Richard Sherman, Ahkello Witherspoon, Emmanuel Moseley and K’Waun Williams are locks. Williams, though, is dealing with a calf injury which could be a problem. Jamar Taylor may have a route to a roster spot as the backup nickel, the spot D.J. Reed Jr. occupied last year. The issue the 49ers have is they like that backup nickel to be available on special teams. Can Tim Harris play there potentially? They’ll need to find another option. Jason Verrett may well make this team if he stays healthy, but the numbers don’t favor him. Given his injury history, the 49ers may look to try and sneak him on the practice squad as one of their veterans, giving themselves an extra corner on game days if they need one due to the NFL’s new rule allowing for two practice squad promotions to the active roster.

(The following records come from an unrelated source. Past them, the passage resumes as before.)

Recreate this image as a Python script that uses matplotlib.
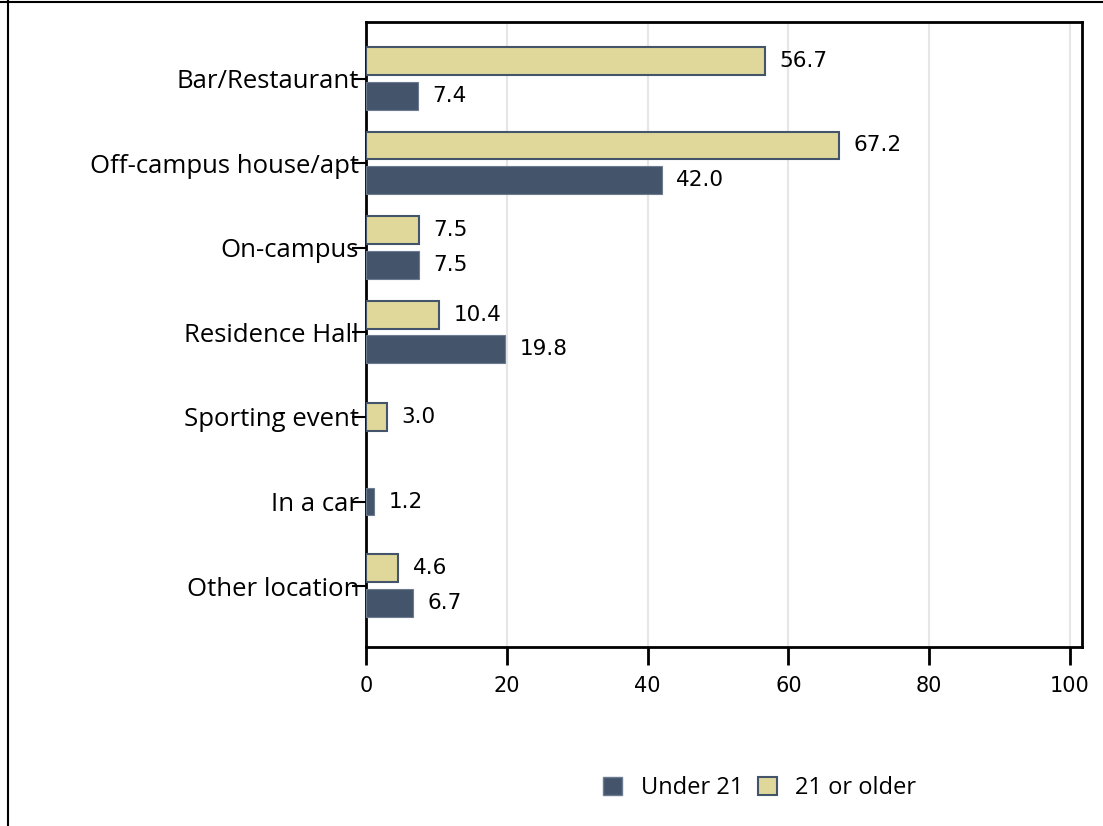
import matplotlib
matplotlib.use('Agg')
import matplotlib.pyplot as plt
from matplotlib.lines import Line2D
from matplotlib.patches import Patch

# data
categories = ['Bar/Restaurant', 'Off-campus house/apt', 'On-campus', 'Residence Hall',
              'Sporting event', 'In a car', 'Other location']
under21 = [7.4, 42.0, 7.5, 19.8, None, 1.2, 6.7]
older21 = [56.7, 67.2, 7.5, 10.4, 3.0, None, 4.6]
xticks = [0, 20, 40, 60, 80, 100]

navy = '#44546A'
sand = '#E0D89A'

plt.rcParams['font.family'] = ['Open Sans', 'DejaVu Sans']

fig = plt.figure(figsize=(11.03, 8.26), dpi=100)
ax = fig.add_axes([366 / 1103, 1 - 647 / 826, (1082 - 366) / 1103, (647 - 22) / 826])

h = 0.33


def label(x, y):
    ax.text(x + 2.0, y, f'{x:.1f}', va='center', ha='left', fontsize=15.5,
            family='DejaVu Sans', zorder=4)


for i, (u, o) in enumerate(zip(under21, older21)):
    # a category with only one series gets its bar centred on the tick
    both = u is not None and o is not None
    if o is not None:
        y = i - 0.21 if both else i
        ax.barh(y, o, height=h, color=sand, edgecolor=navy, linewidth=1.5, zorder=3)
        label(o, y)
    if u is not None:
        y = i + 0.2 if both else i
        ax.barh(y, u, height=h, color=navy, edgecolor='#6C7B90', linewidth=0.8, zorder=3)
        label(u, y)

ax.set_xlim(0, 101.7)
ax.set_ylim(6.72, -0.67)
ax.set_yticks(range(len(categories)))
ax.set_yticklabels(categories, fontsize=18.5)
ax.set_xticks(xticks)
ax.set_xticklabels([str(t) for t in xticks], fontsize=15, family='DejaVu Sans')
ax.tick_params(axis='y', direction='out', length=10, width=1.5, pad=-5)
ax.tick_params(axis='x', direction='out', length=13, width=2, pad=8)
ax.grid(True, axis='x', color='#E6E6E6', linewidth=1.5, zorder=0)
for s in ax.spines.values():
    s.set_linewidth(2)
    s.set_color('black')

handles = [Patch(facecolor=navy, edgecolor='#6C7B90', label='Under 21'),
           Patch(facecolor=sand, edgecolor=navy, linewidth=1.5, label='21 or older')]
fig.legend(handles=handles, loc='center', bbox_to_anchor=(760 / 1103, 1 - 788 / 826),
           ncol=2, frameon=False, fontsize=17, handlelength=0.8, handleheight=0.8,
           handletextpad=0.8, columnspacing=0.6)

# outer frame (top and left edges visible in the reference)
fig.add_artist(Line2D([0, 1], [1 - 1.5 / 826] * 2, transform=fig.transFigure, color='black', lw=1.5))
fig.add_artist(Line2D([8 / 1103] * 2, [0, 1], transform=fig.transFigure, color='black', lw=1.5))

fig.savefig('out.png', dpi=100)
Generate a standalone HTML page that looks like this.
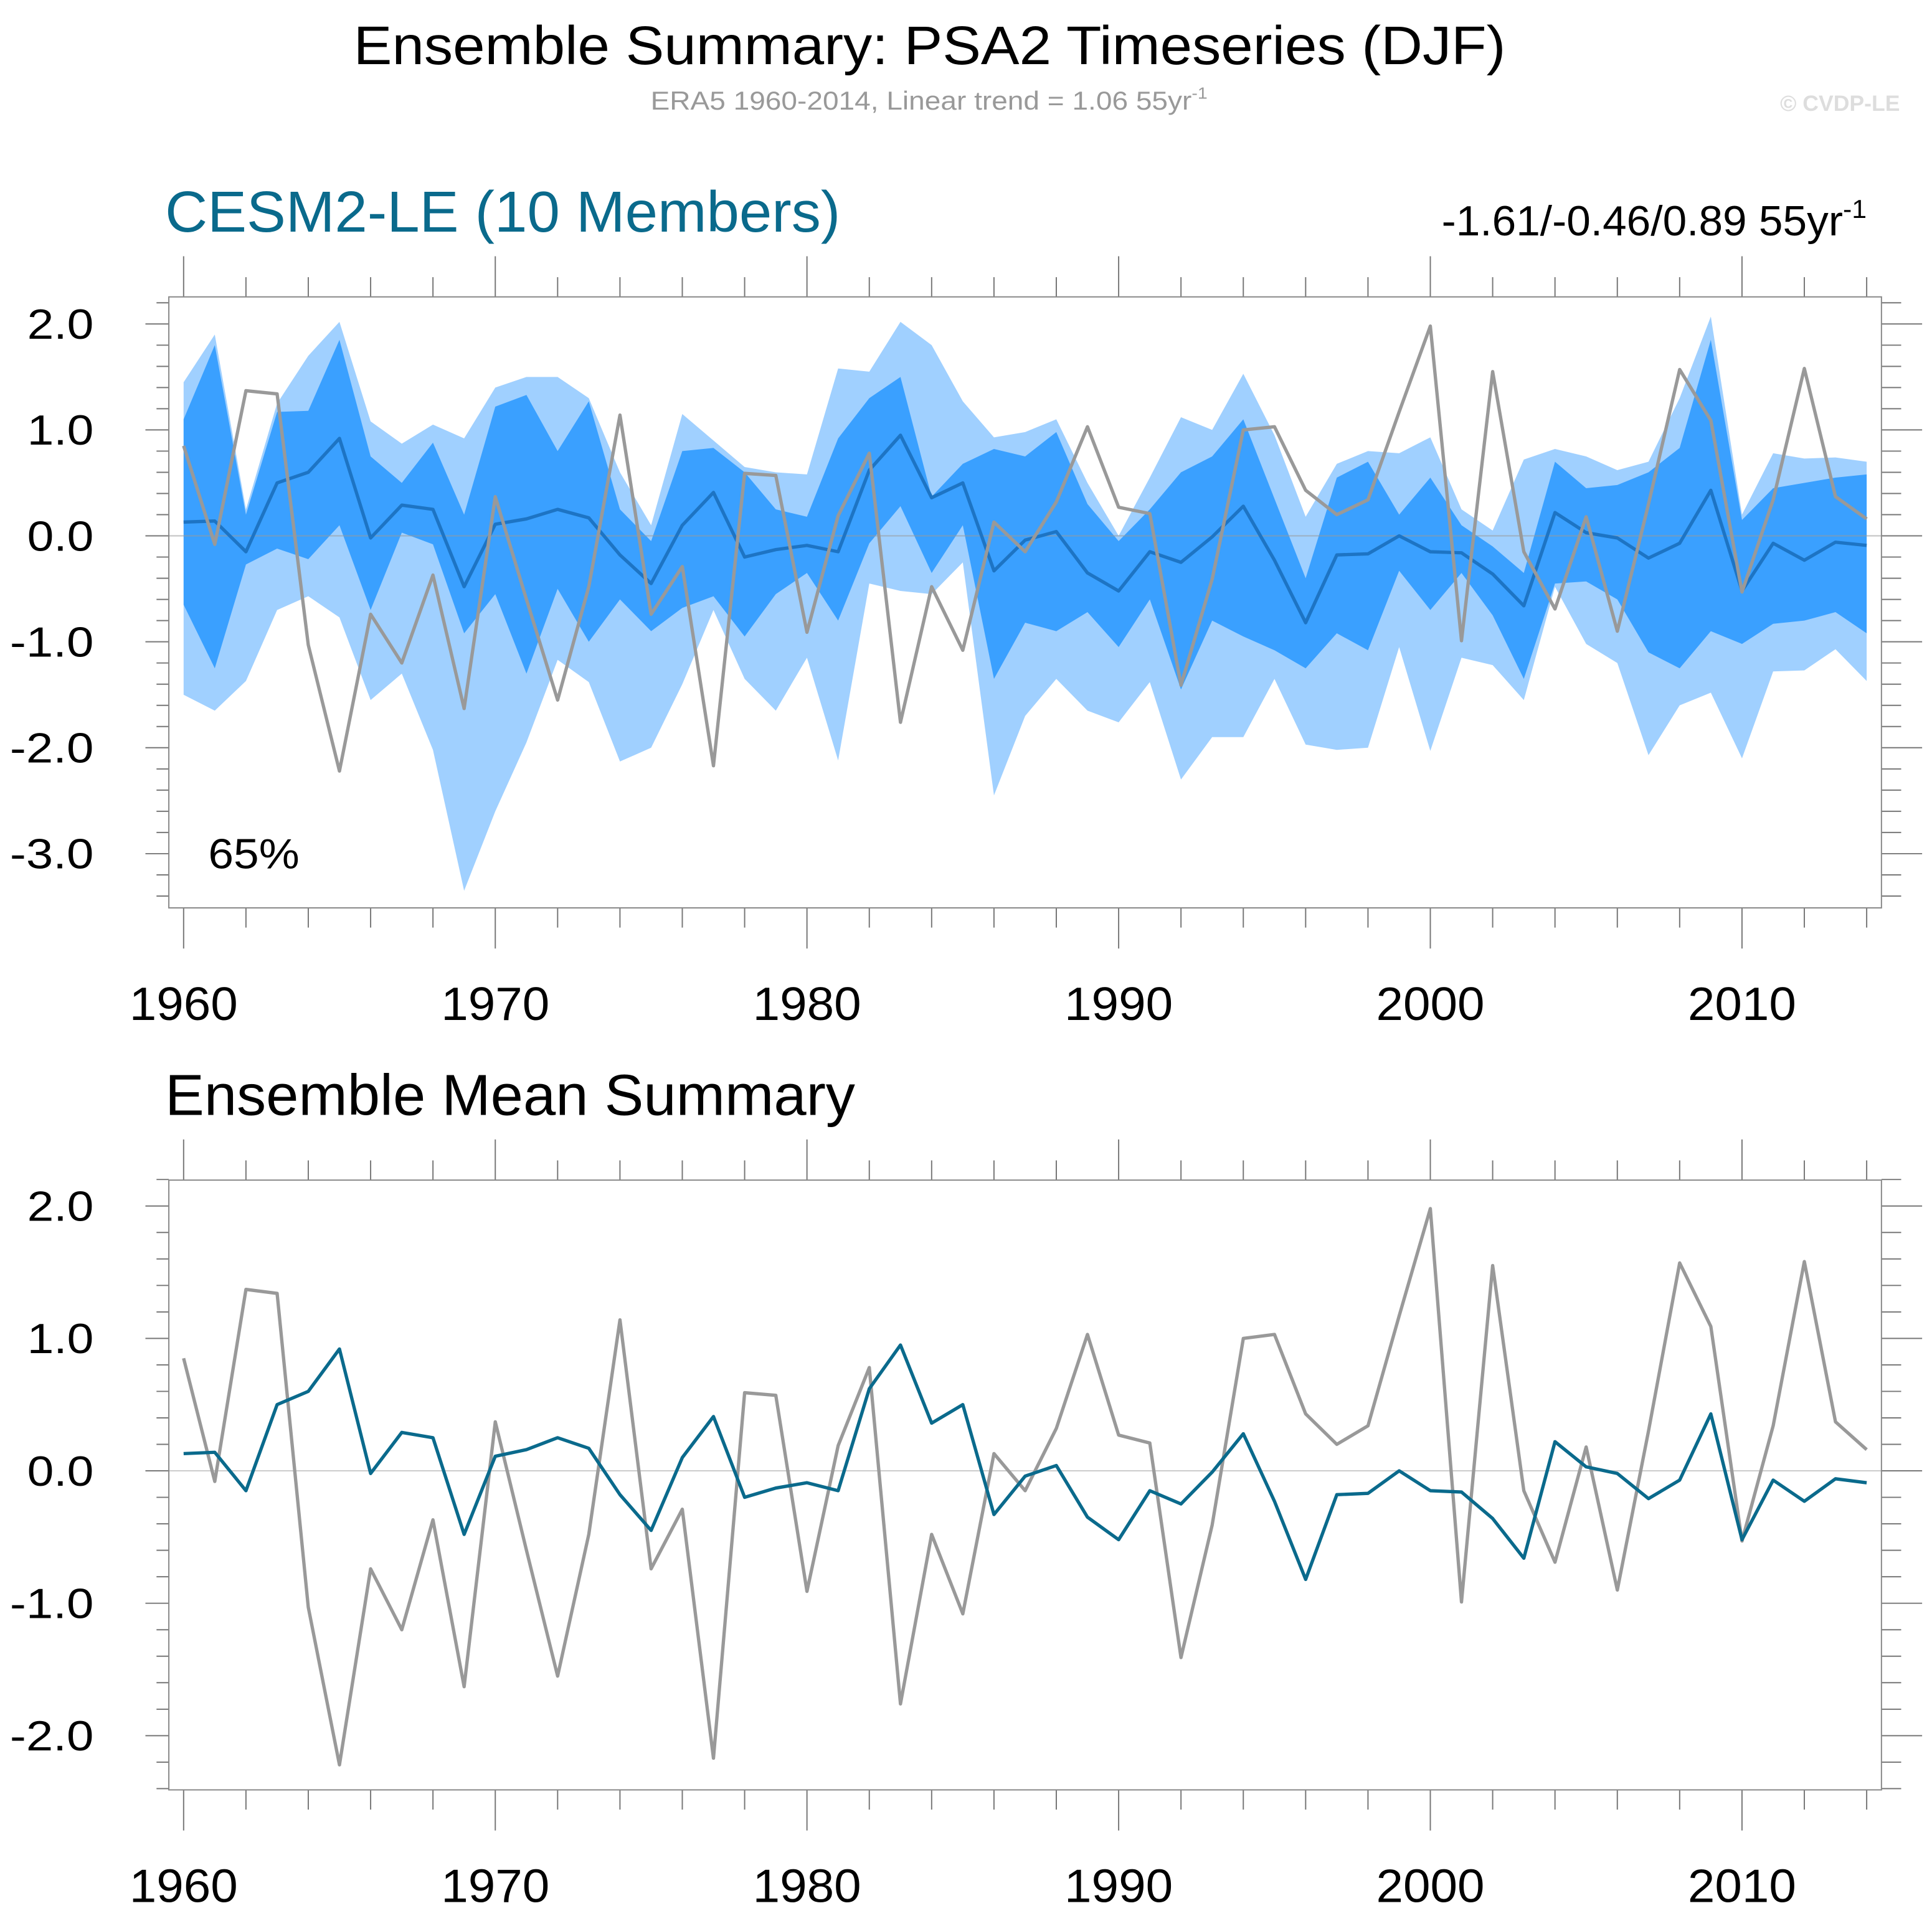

Jimmie Ward, Tarvarius Moore and Jaquiski Tartt are safe. The only question is if the team goes with four safeties, and if they do, if it’s Marcell Harris or Jared Mayden. Harris has absolutely horrible deep coverage skills, but he’s a great box safety option as a backup and continues to demonstrate a ball-hawking knack and affirm his propensity for turnovers and hard hits. Jared Mayden probably doesn’t have enough time to compete properly for that spot, and because the 49ers may use more dime packages this season, they may have to take four safeties.